>>>>>
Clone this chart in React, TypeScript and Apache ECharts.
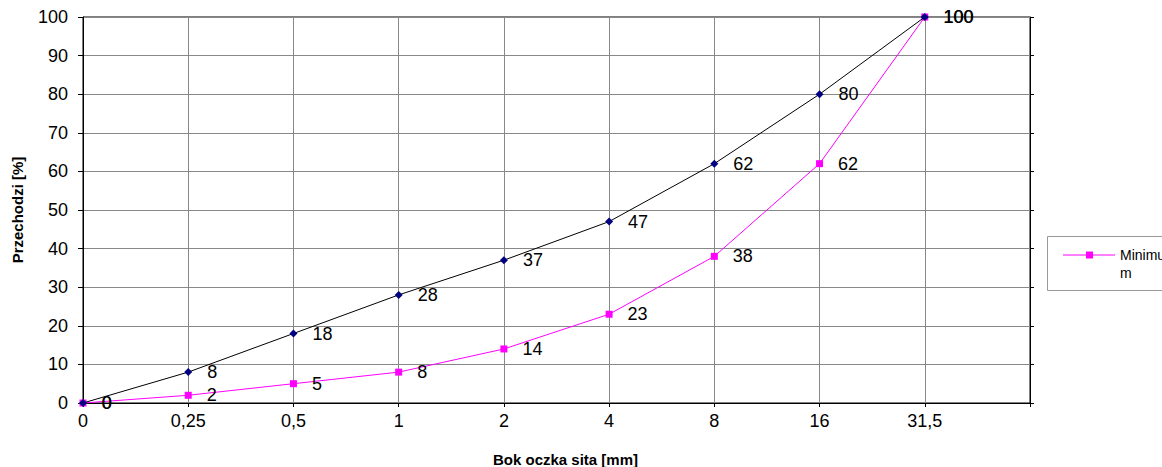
import React, { useEffect, useRef } from "react";
import * as echarts from "echarts";

const categories = ["0", "0,25", "0,5", "1", "2", "4", "8", "16", "31,5", ""];
const upperValues = [0, 8, 18, 28, 37, 47, 62, 80, 100];
const minimumValues = [0, 2, 5, 8, 14, 23, 38, 62, 100];
const yTicks = { min: 0, max: 100, interval: 10 };
const xTitle = "Bok oczka sita [mm]";
const yTitle = "Przechodzi [%]";
const legendName = "Minimum";

const FONT = 'Arial, "Liberation Sans", sans-serif';

export default function App() {
  const ref = useRef<HTMLDivElement>(null);
  useEffect(() => {
    if (!ref.current) return;
    const chart = echarts.init(ref.current, null, { renderer: "svg" });
    const labelStyle = {
      show: true,
      position: "right" as const,
      distance: 15,
      color: "#000",
      fontSize: 18,
      fontFamily: FONT,
    };
    chart.setOption({
      animation: false,
      backgroundColor: "#fff",
      textStyle: { fontFamily: FONT },
      grid: {
        left: 83,
        top: 17,
        width: 947,
        height: 386,
        show: true,
        borderColor: "#000",
        borderWidth: 1,
        backgroundColor: "transparent",
        containLabel: false,
        outerBoundsMode: "none",
      },
      xAxis: {
        type: "category",
        data: categories,
        boundaryGap: false,
        name: xTitle,
        nameLocation: "middle",
        nameGap: 49,
        nameTextStyle: {
          fontSize: 15,
          fontWeight: "bold",
          color: "#000",
          fontFamily: FONT,
          padding: [0, 0, 0, 18],
        },
        axisLine: { show: true, lineStyle: { color: "#000", width: 1 } },
        axisTick: { show: true, length: 4, alignWithLabel: true, lineStyle: { color: "#000" } },
        axisLabel: { color: "#000", fontSize: 18, fontFamily: FONT, margin: 9 },
        splitLine: { show: true, lineStyle: { color: "#888", width: 1 } },
      },
      yAxis: [
        {
          type: "value",
          min: yTicks.min,
          max: yTicks.max,
          interval: yTicks.interval,
          name: yTitle,
          nameLocation: "middle",
          nameGap: 58,
          nameTextStyle: {
            fontSize: 15,
            fontWeight: "bold",
            color: "#000",
            fontFamily: FONT,
          },
          axisLine: { show: true, lineStyle: { color: "#000", width: 1 } },
          axisTick: { show: true, length: 5, lineStyle: { color: "#000" } },
          axisLabel: { color: "#000", fontSize: 18, fontFamily: FONT, margin: 15 },
          splitLine: { show: true, lineStyle: { color: "#888", width: 1 } },
        },
        {
          type: "value",
          position: "right",
          min: yTicks.min,
          max: yTicks.max,
          interval: yTicks.interval,
          axisLine: { show: true, lineStyle: { color: "#000", width: 1 } },
          axisTick: { show: true, length: 4, lineStyle: { color: "#000" } },
          axisLabel: { show: false },
          splitLine: { show: false },
        },
      ],
      legend: { show: false },
      series: [
        {
          name: legendName,
          type: "line",
          data: minimumValues,
          symbol: "rect",
          symbolSize: 7,
          itemStyle: { color: "#FF00FF" },
          lineStyle: { color: "#FF00FF", width: 1 },
          label: labelStyle,
          z: 2,
        },
        {
          name: "Maksimum",
          type: "line",
          data: upperValues,
          symbol: "diamond",
          symbolSize: 8,
          itemStyle: { color: "#000080" },
          lineStyle: { color: "#000", width: 1 },
          label: labelStyle,
          z: 3,
        },
      ],
      graphic: [
        {
          type: "rect",
          shape: { x: 1047.5, y: 236.5, width: 140, height: 54 },
          style: { fill: "#fff", stroke: "#999", lineWidth: 1 },
        },
        {
          type: "line",
          shape: { x1: 1063, y1: 255, x2: 1115, y2: 255 },
          style: { stroke: "#FF00FF", lineWidth: 1 },
        },
        {
          type: "rect",
          shape: { x: 1086, y: 251.5, width: 7, height: 7 },
          style: { fill: "#FF00FF" },
        },
        {
          type: "text",
          x: 1120,
          y: 246,
          style: {
            text: "Minimu\nm",
            fill: "#000",
            font: `14px ${FONT}`,
            lineHeight: 18,
            verticalAlign: "top",
          },
        },
      ],
    });
    return () => chart.dispose();
  }, []);
  return (
    <div
      ref={ref}
      style={{ position: "absolute", left: 0, top: 0, width: 1162, height: 467 }}
    />
  );
}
<<<<<
• **EXERCISE INSTRUCTIONS**
Copy the material exactly. Do not include the pictures.

• **WRITTEN SOLUTION**
Clone this chart in React, TypeScript and Apache ECharts.
import React, { useEffect, useRef } from "react";
import * as echarts from "echarts";

const categories = ["0", "0,25", "0,5", "1", "2", "4", "8", "16", "31,5", ""];
const upperValues = [0, 8, 18, 28, 37, 47, 62, 80, 100];
const minimumValues = [0, 2, 5, 8, 14, 23, 38, 62, 100];
const yTicks = { min: 0, max: 100, interval: 10 };
const xTitle = "Bok oczka sita [mm]";
const yTitle = "Przechodzi [%]";
const legendName = "Minimum";

const FONT = 'Arial, "Liberation Sans", sans-serif';

export default function App() {
  const ref = useRef<HTMLDivElement>(null);
  useEffect(() => {
    if (!ref.current) return;
    const chart = echarts.init(ref.current, null, { renderer: "svg" });
    const labelStyle = {
      show: true,
      position: "right" as const,
      distance: 15,
      color: "#000",
      fontSize: 18,
      fontFamily: FONT,
    };
    chart.setOption({
      animation: false,
      backgroundColor: "#fff",
      textStyle: { fontFamily: FONT },
      grid: {
        left: 83,
        top: 17,
        width: 947,
        height: 386,
        show: true,
        borderColor: "#000",
        borderWidth: 1,
        backgroundColor: "transparent",
        containLabel: false,
        outerBoundsMode: "none",
      },
      xAxis: {
        type: "category",
        data: categories,
        boundaryGap: false,
        name: xTitle,
        nameLocation: "middle",
        nameGap: 49,
        nameTextStyle: {
          fontSize: 15,
          fontWeight: "bold",
          color: "#000",
          fontFamily: FONT,
          padding: [0, 0, 0, 18],
        },
        axisLine: { show: true, lineStyle: { color: "#000", width: 1 } },
        axisTick: { show: true, length: 4, alignWithLabel: true, lineStyle: { color: "#000" } },
        axisLabel: { color: "#000", fontSize: 18, fontFamily: FONT, margin: 9 },
        splitLine: { show: true, lineStyle: { color: "#888", width: 1 } },
      },
      yAxis: [
        {
          type: "value",
          min: yTicks.min,
          max: yTicks.max,
          interval: yTicks.interval,
          name: yTitle,
          nameLocation: "middle",
          nameGap: 58,
          nameTextStyle: {
            fontSize: 15,
            fontWeight: "bold",
            color: "#000",
            fontFamily: FONT,
          },
          axisLine: { show: true, lineStyle: { color: "#000", width: 1 } },
          axisTick: { show: true, length: 5, lineStyle: { color: "#000" } },
          axisLabel: { color: "#000", fontSize: 18, fontFamily: FONT, margin: 15 },
          splitLine: { show: true, lineStyle: { color: "#888", width: 1 } },
        },
        {
          type: "value",
          position: "right",
          min: yTicks.min,
          max: yTicks.max,
          interval: yTicks.interval,
          axisLine: { show: true, lineStyle: { color: "#000", width: 1 } },
          axisTick: { show: true, length: 4, lineStyle: { color: "#000" } },
          axisLabel: { show: false },
          splitLine: { show: false },
        },
      ],
      legend: { show: false },
      series: [
        {
          name: legendName,
          type: "line",
          data: minimumValues,
          symbol: "rect",
          symbolSize: 7,
          itemStyle: { color: "#FF00FF" },
          lineStyle: { color: "#FF00FF", width: 1 },
          label: labelStyle,
          z: 2,
        },
        {
          name: "Maksimum",
          type: "line",
          data: upperValues,
          symbol: "diamond",
          symbolSize: 8,
          itemStyle: { color: "#000080" },
          lineStyle: { color: "#000", width: 1 },
          label: labelStyle,
          z: 3,
        },
      ],
      graphic: [
        {
          type: "rect",
          shape: { x: 1047.5, y: 236.5, width: 140, height: 54 },
          style: { fill: "#fff", stroke: "#999", lineWidth: 1 },
        },
        {
          type: "line",
          shape: { x1: 1063, y1: 255, x2: 1115, y2: 255 },
          style: { stroke: "#FF00FF", lineWidth: 1 },
        },
        {
          type: "rect",
          shape: { x: 1086, y: 251.5, width: 7, height: 7 },
          style: { fill: "#FF00FF" },
        },
        {
          type: "text",
          x: 1120,
          y: 246,
          style: {
            text: "Minimu\nm",
            fill: "#000",
            font: `14px ${FONT}`,
            lineHeight: 18,
            verticalAlign: "top",
          },
        },
      ],
    });
    return () => chart.dispose();
  }, []);
  return (
    <div
      ref={ref}
      style={{ position: "absolute", left: 0, top: 0, width: 1162, height: 467 }}
    />
  );
}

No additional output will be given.